Jaywick was the most deprived neighbourhood in England in 2010 and 2015, according to the UK government’s deprivation index.
Mr Hénaff said: “In the next 15 years, it is estimated that at least 40 percent of jobs are going to be replaced by machines.
“Nowhere is this future more apparent than in Jaywick in the UK where 60 percent of the population have already either lost their jobs or are out of work, mostly because of the insurgence of automation and machine learning and the inevitable decline of jobs that these technologies have brought about.
“Through this project, I collaborated with Jaywick’s community to create a practical workshop where local people could build fully functioning crypto-miners to allow them a real means of generating a secondary, supplementary income.
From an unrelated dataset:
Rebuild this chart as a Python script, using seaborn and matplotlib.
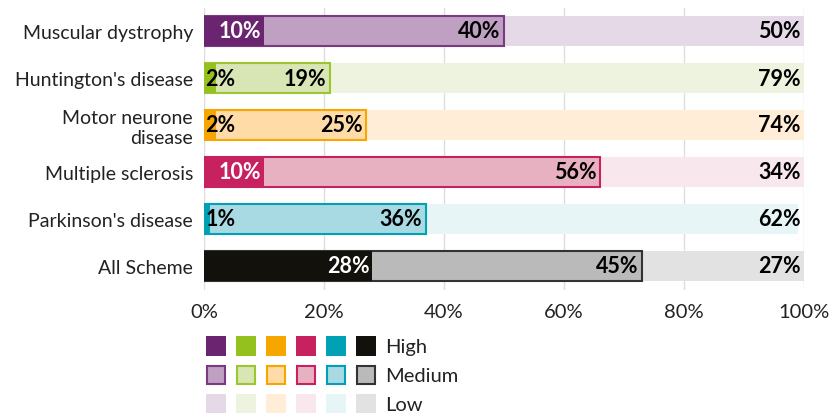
import matplotlib
matplotlib.use("Agg")
import matplotlib.pyplot as plt
import seaborn as sns
import pandas as pd
from matplotlib.patches import Rectangle

categories = ["Muscular dystrophy", "Huntington's disease", "Motor neurone\ndisease",
              "Multiple sclerosis", "Parkinson's disease", "All Scheme"]
high = [10, 2, 2, 10, 1, 28]
medium = [40, 19, 25, 56, 36, 45]
low = [50, 79, 74, 34, 62, 27]
xticks = [0, 20, 40, 60, 80, 100]
xticklabels = ["0%", "20%", "40%", "60%", "80%", "100%"]
level_names = ["High", "Medium", "Low"]

high_colors = ["#6B2570", "#95C11F", "#F7A600", "#C8215F", "#00A0B5", "#12110C"]
med_colors = ["#BFA0C3", "#D8E6B5", "#FFDBA8", "#E8B1C2", "#A8DAE3", "#BABABA"]
low_colors = ["#E5D9E7", "#EDF3DE", "#FFEDD8", "#F8E7EC", "#E7F5F7", "#E2E2E2"]
med_edges = ["#7A3A80", "#9DC530", "#F7A600", "#C8215F", "#00A0B5", "#333333"]
high_text = ["white", "black", "black", "white", "black", "white"]

sns.set_theme(style="white")
plt.rcParams["font.family"] = ["Lato", "DejaVu Sans"]

W, H = 837, 414
fig = plt.figure(figsize=(W / 100, H / 100), dpi=100)
ax = fig.add_axes([204 / W, 1 - 290.5 / H, 600 / W, 282 / H])

df = pd.DataFrame({"cat": categories, "high": high, "medium": medium, "low": low})
df["hm"] = df["high"] + df["medium"]
df["total"] = df["hm"] + df["low"]

bw = 0.64
layers = [("total", low_colors, None), ("hm", med_colors, med_edges), ("high", high_colors, None)]
for col, fcs, ecs in layers:
    n_before = len(ax.patches)
    sns.barplot(data=df, x=col, y="cat", orient="h", color="gray", width=bw,
                errorbar=None, ax=ax, zorder=2)
    new = ax.patches[n_before:]
    for i, p in enumerate(new):
        p.set_facecolor(fcs[i])
        if ecs is None:
            p.set_edgecolor("none")
            p.set_linewidth(0)
        else:
            p.set_edgecolor(ecs[i])
            p.set_linewidth(1.5)

fs = 14
vfs = 15.5
for i in range(len(categories)):
    h, m = df["high"][i], df["medium"][i]
    if h >= 5:
        ax.text(h - 0.4, i, f"{h}%", ha="right", va="center", color=high_text[i],
                fontsize=vfs, fontweight="bold", zorder=5)
    else:
        ax.text(0.2, i, f"{h}%", ha="left", va="center", color=high_text[i],
                fontsize=vfs, fontweight="bold", zorder=5)
    ax.text(h + m - 0.6, i, f"{m}%", ha="right", va="center", color="black",
            fontsize=vfs, fontweight="bold", zorder=5)
    ax.text(99.4, i, f"{df['low'][i]}%", ha="right", va="center", color="black",
            fontsize=vfs, fontweight="bold", zorder=5)

ax.set_xlim(0, 100)
ax.set_ylim(5.5, -0.5)
ax.set_xticks(xticks)
ax.set_xticklabels(xticklabels, fontsize=14.5, color="#222222")
ax.tick_params(axis="y", labelsize=fs, colors="#222222", length=0, pad=8)
ax.tick_params(axis="x", length=0, pad=10)
ax.set_xlabel("")
ax.set_ylabel("")
for lbl in ax.get_yticklabels():
    lbl.set_multialignment("right")
ax.grid(axis="x", color="#DDDDDD", linewidth=1, zorder=0)
ax.set_axisbelow(True)
for s in ax.spines.values():
    s.set_visible(False)

# legend
lax = fig.add_axes([0, 0, 1, 1], facecolor="none")
lax.set_xlim(0, W)
lax.set_ylim(H, 0)
lax.axis("off")
rows = [(high_colors, None), (med_colors, med_edges), (low_colors, None)]
row_y = [347, 376, 405]
for r, (fcs, ecs) in enumerate(rows):
    for j in range(len(fcs)):
        x0 = 206 + j * 30
        y0 = row_y[r] - 10
        if ecs is None:
            lax.add_patch(Rectangle((x0, y0), 20, 20, facecolor=fcs[j], edgecolor="none"))
        else:
            lax.add_patch(Rectangle((x0 + 0.75, y0 + 0.75), 18.5, 18.5, facecolor=fcs[j],
                                    edgecolor=ecs[j], linewidth=1.5))
    lax.text(385, row_y[r] + 1, level_names[r], ha="left", va="center", fontsize=14.5, color="#222222")

fig.savefig("out.png", dpi=100)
“This call to action aims to not only outline the very real potential of automated technologies but to also stimulate debate as to what we want our collective future to look like, and how we can ensure that future technologies are democratic and support the many and not the few. “
Resident Natalie Smith says she was interested in how communities impacted by automation can use the same tech to improve their lives.
She said: “If technology can help people make their lives better, then yeah, rather than just be for big industries.”